The Bear That Wasn't is a 1967 American animated short film directed by Chuck Jones and based on the children's book The Bear That Wasn't by Frank Tashlin. It is the final cartoon produced and released by Metro-Goldwyn-Mayer via its MGM Animation/Visual Arts division.

==Production==
The film was directed by Frank Tashlin's former Warner Bros. Cartoons colleague Chuck Jones. It was the final animated short subject made by MGM and its subsidiary, MGM Animation/Visual Arts, and also the second-to-last animated project for MGM (The Phantom Tollbooth would be the last).

While mostly the same as the book, the short features slight differences, such as the elderly president of the factory being depicted as a dwarf whose face is never seen, as well as a bear cub also repeating exactly the same claim of the bear being a "silly man" after the zoo bears make a similar claim when the bear is brought to the zoo.

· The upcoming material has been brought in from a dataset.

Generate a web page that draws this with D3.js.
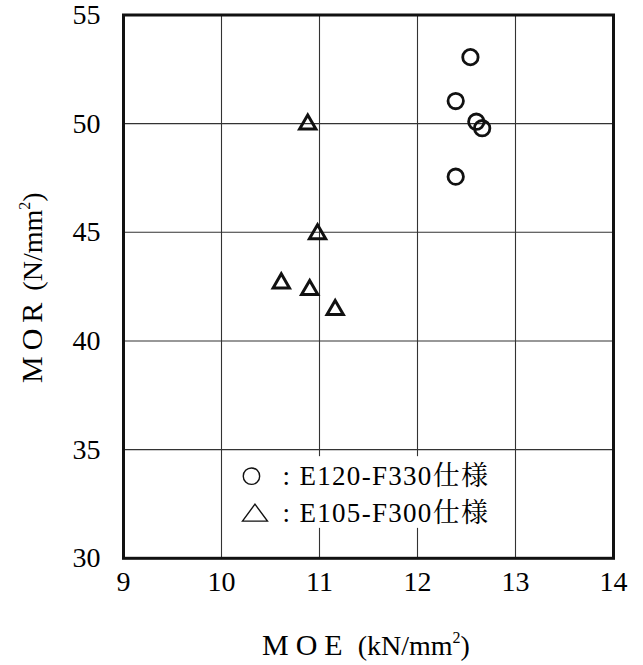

Despite being credited as a producer, Tashlin had no involvement in the short, though Jones credited him only in the hopes of Tashlin receiving an Oscar for Best Short should the short win, which it didn't (in those days, Oscars for Best Short were given to the producers, not the director). Overall, Tashlin was dissatisfied with this adaptation of his book, feeling that it didn't present its original message very well.

== Availability ==
The Bear That Wasn't is available on Looney Tunes Golden Collection: Volume 3, Disc 3 on the "From the Vaults" section, and on the Looney Tunes Platinum Collection: Volume 1 Blu-ray box-set on Disc 3 as a bonus feature. It is also available on the Boomerang subscription streaming service under Volume 6 of MGM Cartoons titled Bear That Wasn't.

The cartoon has been screened as part of MeTV's "Tom and Jerry and Friends" cartoon package on Saturday mornings.